TASK PROMPT – Write out each line of the listing as it stands, without the images.

COLLECTED MATERIAL –
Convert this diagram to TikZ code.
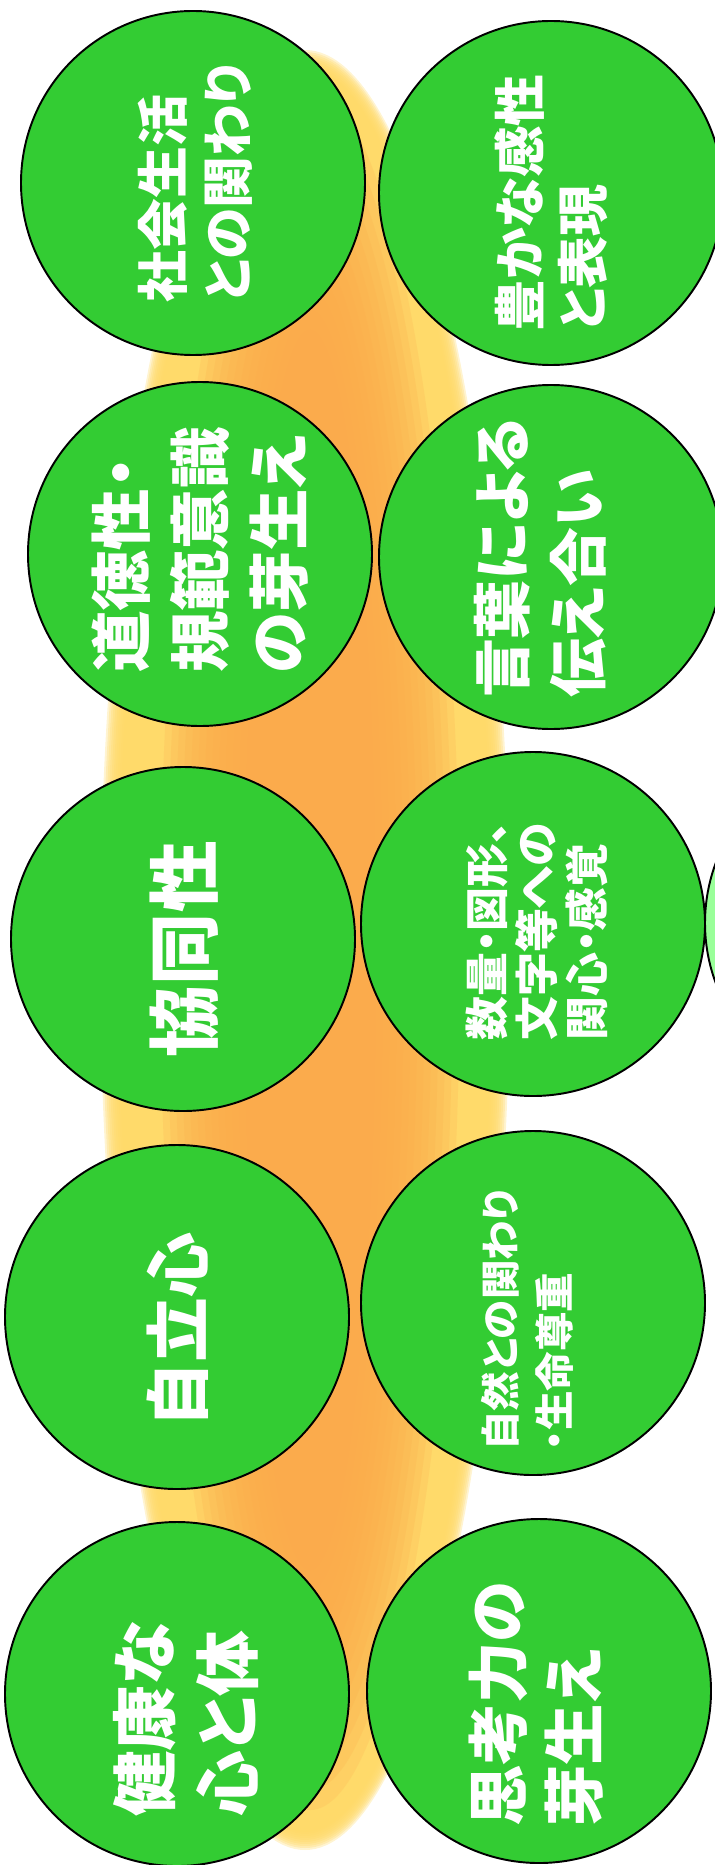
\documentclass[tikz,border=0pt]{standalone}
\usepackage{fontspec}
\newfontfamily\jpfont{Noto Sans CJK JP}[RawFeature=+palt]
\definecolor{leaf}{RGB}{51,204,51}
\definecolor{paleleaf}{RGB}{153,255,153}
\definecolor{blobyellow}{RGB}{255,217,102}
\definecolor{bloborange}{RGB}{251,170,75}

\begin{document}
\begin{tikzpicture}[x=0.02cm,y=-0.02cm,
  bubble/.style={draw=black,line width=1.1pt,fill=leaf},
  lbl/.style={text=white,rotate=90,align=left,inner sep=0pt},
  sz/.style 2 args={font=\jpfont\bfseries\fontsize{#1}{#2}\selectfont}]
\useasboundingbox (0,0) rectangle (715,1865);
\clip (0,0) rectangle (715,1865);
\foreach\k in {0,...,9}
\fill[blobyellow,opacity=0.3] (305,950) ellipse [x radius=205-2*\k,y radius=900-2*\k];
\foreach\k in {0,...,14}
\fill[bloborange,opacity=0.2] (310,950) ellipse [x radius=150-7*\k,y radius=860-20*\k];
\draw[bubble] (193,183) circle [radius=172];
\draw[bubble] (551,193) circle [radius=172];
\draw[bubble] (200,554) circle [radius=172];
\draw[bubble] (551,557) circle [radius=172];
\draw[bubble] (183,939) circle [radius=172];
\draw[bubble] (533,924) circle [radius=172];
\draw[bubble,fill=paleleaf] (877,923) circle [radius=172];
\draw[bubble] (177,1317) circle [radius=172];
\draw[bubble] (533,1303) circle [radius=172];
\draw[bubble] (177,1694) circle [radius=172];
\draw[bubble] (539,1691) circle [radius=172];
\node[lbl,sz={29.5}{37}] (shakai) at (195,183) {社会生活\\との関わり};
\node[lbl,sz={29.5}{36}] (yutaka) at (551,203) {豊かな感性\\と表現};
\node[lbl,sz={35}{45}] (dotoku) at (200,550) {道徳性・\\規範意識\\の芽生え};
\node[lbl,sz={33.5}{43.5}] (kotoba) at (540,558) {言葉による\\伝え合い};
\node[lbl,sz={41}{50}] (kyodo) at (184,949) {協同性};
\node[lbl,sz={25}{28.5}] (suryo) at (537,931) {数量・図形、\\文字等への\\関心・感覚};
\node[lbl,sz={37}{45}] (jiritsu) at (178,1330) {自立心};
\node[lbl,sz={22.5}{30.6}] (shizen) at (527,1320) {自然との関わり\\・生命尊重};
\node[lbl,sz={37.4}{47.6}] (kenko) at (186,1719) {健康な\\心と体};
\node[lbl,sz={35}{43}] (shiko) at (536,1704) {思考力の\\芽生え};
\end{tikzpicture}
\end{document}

FULL ANSWER –
Convert this diagram to TikZ code.
\documentclass[tikz,border=0pt]{standalone}
\usepackage{fontspec}
\newfontfamily\jpfont{Noto Sans CJK JP}[RawFeature=+palt]
\definecolor{leaf}{RGB}{51,204,51}
\definecolor{paleleaf}{RGB}{153,255,153}
\definecolor{blobyellow}{RGB}{255,217,102}
\definecolor{bloborange}{RGB}{251,170,75}

\begin{document}
\begin{tikzpicture}[x=0.02cm,y=-0.02cm,
  bubble/.style={draw=black,line width=1.1pt,fill=leaf},
  lbl/.style={text=white,rotate=90,align=left,inner sep=0pt},
  sz/.style 2 args={font=\jpfont\bfseries\fontsize{#1}{#2}\selectfont}]
\useasboundingbox (0,0) rectangle (715,1865);
\clip (0,0) rectangle (715,1865);
\foreach\k in {0,...,9}
\fill[blobyellow,opacity=0.3] (305,950) ellipse [x radius=205-2*\k,y radius=900-2*\k];
\foreach\k in {0,...,14}
\fill[bloborange,opacity=0.2] (310,950) ellipse [x radius=150-7*\k,y radius=860-20*\k];
\draw[bubble] (193,183) circle [radius=172];
\draw[bubble] (551,193) circle [radius=172];
\draw[bubble] (200,554) circle [radius=172];
\draw[bubble] (551,557) circle [radius=172];
\draw[bubble] (183,939) circle [radius=172];
\draw[bubble] (533,924) circle [radius=172];
\draw[bubble,fill=paleleaf] (877,923) circle [radius=172];
\draw[bubble] (177,1317) circle [radius=172];
\draw[bubble] (533,1303) circle [radius=172];
\draw[bubble] (177,1694) circle [radius=172];
\draw[bubble] (539,1691) circle [radius=172];
\node[lbl,sz={29.5}{37}] (shakai) at (195,183) {社会生活\\との関わり};
\node[lbl,sz={29.5}{36}] (yutaka) at (551,203) {豊かな感性\\と表現};
\node[lbl,sz={35}{45}] (dotoku) at (200,550) {道徳性・\\規範意識\\の芽生え};
\node[lbl,sz={33.5}{43.5}] (kotoba) at (540,558) {言葉による\\伝え合い};
\node[lbl,sz={41}{50}] (kyodo) at (184,949) {協同性};
\node[lbl,sz={25}{28.5}] (suryo) at (537,931) {数量・図形、\\文字等への\\関心・感覚};
\node[lbl,sz={37}{45}] (jiritsu) at (178,1330) {自立心};
\node[lbl,sz={22.5}{30.6}] (shizen) at (527,1320) {自然との関わり\\・生命尊重};
\node[lbl,sz={37.4}{47.6}] (kenko) at (186,1719) {健康な\\心と体};
\node[lbl,sz={35}{43}] (shiko) at (536,1704) {思考力の\\芽生え};
\end{tikzpicture}
\end{document}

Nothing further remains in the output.